What makes Robbins’s combination of the 1964 and 1966 Scarpa missions interesting is the fact that in his Village Voice piece he actually cites the January 21, 1966, FBI memo on Scarpa’s recruitment in the Dahmer case. “An agent is seeking permission to use Scarpa ‘on a special’ again in Mississippi,” writes Robbins—proof that he knew of two missions, not just the one he and Capeci reported on in 1994—the MISSBURN initiative that they confused with the Dahmer case.
These mistakes by Robbins and Capeci are worth noting because it was an interview they did with Linda Schiro in 1997 that led to the dramatic dismissal of murder charges against Scarpa’s fourth major FBI contacting agent, Lin DeVecchio, in 2007. We’ll examine the details of that case later.
But whatever conflicts may exist in published accounts of Scarpa’s story, one thing is clear: He was a ruthless gangster with little regard for human life and we can now say with certainty that J. Edgar Hoover himself understood that.

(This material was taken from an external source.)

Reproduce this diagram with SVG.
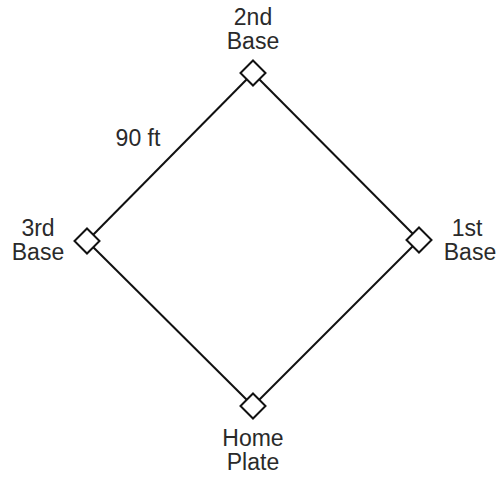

Nonetheless, the Director continued to encourage the Bureau’s use of “34” as an informant.
Testifying in 1986 before the President’s Commission on Organized Crime, Marty Light, one of Scarpa’s former lawyers, reflected: “Greg was the type of guy who would arrange to have dinner with you. He would laugh, make jokes, ask about your family and then when dessert came, he would just whack you right on the spot.” Years later, Scarpa crew member Joseph Ambrosino was asked at trial why they called his boss the Grim Reaper. “He was crazy,” Ambrosino, replied. “He killed a lot. He was nuts.”